>> BEGIN

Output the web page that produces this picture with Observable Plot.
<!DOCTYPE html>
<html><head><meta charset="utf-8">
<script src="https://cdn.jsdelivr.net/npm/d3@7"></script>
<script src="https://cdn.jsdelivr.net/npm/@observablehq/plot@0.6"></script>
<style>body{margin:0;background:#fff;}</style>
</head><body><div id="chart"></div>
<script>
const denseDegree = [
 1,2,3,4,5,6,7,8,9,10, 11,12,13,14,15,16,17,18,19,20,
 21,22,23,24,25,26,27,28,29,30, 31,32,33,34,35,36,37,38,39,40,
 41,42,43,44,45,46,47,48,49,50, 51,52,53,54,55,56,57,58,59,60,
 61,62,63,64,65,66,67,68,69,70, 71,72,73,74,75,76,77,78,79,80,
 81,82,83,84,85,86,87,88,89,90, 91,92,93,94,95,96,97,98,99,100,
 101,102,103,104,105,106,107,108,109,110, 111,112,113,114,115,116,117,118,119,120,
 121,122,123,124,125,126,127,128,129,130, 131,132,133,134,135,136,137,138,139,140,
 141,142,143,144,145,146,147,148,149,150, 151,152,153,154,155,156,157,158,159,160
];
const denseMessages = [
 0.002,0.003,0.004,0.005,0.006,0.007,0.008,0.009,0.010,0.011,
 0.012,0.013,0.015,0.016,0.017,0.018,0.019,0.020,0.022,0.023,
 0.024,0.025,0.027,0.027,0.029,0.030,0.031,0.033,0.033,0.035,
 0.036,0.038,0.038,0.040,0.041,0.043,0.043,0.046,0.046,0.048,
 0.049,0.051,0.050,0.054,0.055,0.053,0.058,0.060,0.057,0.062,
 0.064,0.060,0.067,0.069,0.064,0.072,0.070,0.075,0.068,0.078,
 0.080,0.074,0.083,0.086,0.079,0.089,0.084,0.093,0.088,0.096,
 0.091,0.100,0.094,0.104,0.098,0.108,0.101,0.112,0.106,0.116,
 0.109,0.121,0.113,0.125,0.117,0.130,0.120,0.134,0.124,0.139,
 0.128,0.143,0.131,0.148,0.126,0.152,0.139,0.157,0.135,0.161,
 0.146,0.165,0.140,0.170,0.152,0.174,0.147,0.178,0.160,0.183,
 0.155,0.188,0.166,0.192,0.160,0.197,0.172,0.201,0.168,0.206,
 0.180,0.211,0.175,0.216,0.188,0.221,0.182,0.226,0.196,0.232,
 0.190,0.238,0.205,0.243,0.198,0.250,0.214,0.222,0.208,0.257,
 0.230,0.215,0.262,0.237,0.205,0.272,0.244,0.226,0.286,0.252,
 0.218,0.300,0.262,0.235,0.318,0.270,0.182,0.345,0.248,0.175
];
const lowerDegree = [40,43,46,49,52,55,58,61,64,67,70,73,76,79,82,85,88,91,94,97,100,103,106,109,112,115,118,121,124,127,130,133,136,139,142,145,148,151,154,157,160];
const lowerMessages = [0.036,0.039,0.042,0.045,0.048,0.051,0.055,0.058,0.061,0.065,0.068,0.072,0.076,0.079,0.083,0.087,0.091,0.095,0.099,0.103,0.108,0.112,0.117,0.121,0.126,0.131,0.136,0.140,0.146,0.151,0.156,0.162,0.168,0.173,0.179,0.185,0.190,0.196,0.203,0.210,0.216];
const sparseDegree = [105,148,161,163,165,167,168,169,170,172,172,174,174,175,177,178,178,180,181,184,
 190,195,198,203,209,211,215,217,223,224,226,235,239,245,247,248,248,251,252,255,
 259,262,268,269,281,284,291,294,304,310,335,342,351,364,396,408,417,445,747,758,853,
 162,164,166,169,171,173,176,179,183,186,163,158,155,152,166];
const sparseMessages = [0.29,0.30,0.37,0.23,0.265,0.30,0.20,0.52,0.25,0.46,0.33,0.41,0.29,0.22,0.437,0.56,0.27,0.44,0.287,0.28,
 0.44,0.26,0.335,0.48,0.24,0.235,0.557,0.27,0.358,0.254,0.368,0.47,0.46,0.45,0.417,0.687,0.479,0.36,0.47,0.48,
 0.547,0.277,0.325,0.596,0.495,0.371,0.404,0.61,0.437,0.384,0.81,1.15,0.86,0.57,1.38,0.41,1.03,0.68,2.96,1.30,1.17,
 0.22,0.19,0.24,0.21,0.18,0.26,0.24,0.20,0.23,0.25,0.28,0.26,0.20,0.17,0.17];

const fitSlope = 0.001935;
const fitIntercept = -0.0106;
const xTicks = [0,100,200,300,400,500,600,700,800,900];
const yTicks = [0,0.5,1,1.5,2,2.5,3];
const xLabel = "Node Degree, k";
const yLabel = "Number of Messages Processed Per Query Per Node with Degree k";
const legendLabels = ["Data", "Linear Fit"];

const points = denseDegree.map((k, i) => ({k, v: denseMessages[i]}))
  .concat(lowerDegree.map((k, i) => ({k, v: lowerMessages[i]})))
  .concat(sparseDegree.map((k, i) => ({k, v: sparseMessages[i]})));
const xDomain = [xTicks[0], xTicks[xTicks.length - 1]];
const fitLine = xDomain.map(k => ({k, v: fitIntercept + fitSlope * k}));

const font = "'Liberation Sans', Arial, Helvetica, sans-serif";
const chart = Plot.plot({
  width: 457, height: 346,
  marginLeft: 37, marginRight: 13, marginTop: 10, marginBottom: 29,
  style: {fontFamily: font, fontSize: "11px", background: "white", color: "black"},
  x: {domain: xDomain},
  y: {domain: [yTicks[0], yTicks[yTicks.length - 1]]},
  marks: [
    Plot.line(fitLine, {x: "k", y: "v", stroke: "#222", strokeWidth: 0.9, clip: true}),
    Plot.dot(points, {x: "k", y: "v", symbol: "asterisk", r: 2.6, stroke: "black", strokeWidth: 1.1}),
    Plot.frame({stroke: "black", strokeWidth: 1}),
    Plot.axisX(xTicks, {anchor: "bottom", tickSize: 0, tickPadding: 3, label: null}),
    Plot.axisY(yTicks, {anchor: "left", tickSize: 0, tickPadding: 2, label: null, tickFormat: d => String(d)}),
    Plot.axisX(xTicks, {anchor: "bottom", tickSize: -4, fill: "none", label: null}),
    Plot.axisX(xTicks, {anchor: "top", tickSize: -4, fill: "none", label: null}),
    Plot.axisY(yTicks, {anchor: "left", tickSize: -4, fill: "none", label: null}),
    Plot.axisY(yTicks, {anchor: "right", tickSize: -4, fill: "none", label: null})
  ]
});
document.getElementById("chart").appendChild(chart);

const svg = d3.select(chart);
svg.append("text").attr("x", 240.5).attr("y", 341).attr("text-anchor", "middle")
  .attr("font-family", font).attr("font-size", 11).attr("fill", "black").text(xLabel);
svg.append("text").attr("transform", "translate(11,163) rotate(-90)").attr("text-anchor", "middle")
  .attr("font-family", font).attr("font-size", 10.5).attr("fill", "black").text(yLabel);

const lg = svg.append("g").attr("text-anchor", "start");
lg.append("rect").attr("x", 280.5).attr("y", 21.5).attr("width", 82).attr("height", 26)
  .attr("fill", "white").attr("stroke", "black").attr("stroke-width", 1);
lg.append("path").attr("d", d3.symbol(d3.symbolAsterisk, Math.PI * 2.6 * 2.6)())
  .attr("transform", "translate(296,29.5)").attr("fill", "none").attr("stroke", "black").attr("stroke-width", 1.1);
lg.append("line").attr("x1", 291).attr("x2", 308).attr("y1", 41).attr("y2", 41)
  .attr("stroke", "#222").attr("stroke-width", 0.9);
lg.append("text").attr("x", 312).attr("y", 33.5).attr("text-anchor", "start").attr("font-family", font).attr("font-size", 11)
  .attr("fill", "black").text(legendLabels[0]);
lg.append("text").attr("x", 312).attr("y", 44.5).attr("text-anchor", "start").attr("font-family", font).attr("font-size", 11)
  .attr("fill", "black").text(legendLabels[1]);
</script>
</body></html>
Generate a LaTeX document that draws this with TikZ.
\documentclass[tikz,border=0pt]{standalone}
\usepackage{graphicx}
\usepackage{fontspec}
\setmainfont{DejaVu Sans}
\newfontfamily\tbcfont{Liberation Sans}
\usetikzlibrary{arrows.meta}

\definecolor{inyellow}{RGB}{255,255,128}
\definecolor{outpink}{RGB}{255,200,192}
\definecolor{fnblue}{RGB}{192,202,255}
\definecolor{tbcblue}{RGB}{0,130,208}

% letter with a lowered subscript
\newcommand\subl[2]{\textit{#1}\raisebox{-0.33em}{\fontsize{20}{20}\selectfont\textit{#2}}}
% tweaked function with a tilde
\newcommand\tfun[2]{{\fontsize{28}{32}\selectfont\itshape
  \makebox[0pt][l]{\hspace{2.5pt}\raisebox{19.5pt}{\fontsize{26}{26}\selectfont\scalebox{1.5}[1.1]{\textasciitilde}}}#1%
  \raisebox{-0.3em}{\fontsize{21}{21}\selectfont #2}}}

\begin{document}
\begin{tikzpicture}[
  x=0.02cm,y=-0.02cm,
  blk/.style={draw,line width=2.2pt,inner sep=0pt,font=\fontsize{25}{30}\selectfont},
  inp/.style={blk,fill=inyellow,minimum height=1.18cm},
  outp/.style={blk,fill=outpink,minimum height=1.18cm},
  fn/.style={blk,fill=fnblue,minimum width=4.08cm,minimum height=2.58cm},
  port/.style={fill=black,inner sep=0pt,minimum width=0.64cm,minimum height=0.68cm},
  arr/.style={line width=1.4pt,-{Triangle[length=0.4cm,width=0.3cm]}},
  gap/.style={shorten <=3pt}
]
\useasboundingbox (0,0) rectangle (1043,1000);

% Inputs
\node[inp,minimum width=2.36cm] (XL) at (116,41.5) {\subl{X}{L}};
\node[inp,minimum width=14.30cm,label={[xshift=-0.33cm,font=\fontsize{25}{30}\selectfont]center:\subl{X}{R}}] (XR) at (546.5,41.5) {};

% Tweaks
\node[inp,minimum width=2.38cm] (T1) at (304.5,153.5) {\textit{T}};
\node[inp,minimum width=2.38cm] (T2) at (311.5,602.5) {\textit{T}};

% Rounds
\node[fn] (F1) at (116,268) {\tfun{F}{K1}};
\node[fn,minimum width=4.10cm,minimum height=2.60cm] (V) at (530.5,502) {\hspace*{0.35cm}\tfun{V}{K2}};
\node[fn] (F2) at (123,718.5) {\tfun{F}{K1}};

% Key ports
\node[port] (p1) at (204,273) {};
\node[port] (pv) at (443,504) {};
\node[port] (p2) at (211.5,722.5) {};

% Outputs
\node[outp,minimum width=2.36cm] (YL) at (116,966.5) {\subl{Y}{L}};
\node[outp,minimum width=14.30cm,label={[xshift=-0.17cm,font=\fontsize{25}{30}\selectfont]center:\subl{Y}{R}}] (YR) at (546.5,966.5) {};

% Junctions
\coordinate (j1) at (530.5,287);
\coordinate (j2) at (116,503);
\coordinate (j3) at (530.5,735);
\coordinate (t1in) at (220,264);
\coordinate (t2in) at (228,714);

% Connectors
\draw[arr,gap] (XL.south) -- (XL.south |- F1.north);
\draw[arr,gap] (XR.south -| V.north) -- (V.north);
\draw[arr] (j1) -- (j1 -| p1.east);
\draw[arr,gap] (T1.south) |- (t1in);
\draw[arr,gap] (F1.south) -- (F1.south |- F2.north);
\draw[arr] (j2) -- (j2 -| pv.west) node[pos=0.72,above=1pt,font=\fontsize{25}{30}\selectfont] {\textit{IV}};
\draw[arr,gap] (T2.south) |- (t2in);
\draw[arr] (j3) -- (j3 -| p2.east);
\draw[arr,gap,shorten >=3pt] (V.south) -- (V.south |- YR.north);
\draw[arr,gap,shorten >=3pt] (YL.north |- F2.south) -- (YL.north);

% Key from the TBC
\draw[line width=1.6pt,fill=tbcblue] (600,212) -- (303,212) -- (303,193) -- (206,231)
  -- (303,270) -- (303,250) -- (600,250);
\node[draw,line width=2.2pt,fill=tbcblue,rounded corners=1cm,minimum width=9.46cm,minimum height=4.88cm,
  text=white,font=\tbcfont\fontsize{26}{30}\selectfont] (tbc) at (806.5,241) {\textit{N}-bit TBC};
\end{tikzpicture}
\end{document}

>> END

§ Given instruction
For this exercise, gather every line of the data that contains the word "with".

§ Result for this exercise
Output the web page that produces this picture with Observable Plot.
const yLabel = "Number of Messages Processed Per Query Per Node with Degree k";
Generate a LaTeX document that draws this with TikZ.
% letter with a lowered subscript
% tweaked function with a tilde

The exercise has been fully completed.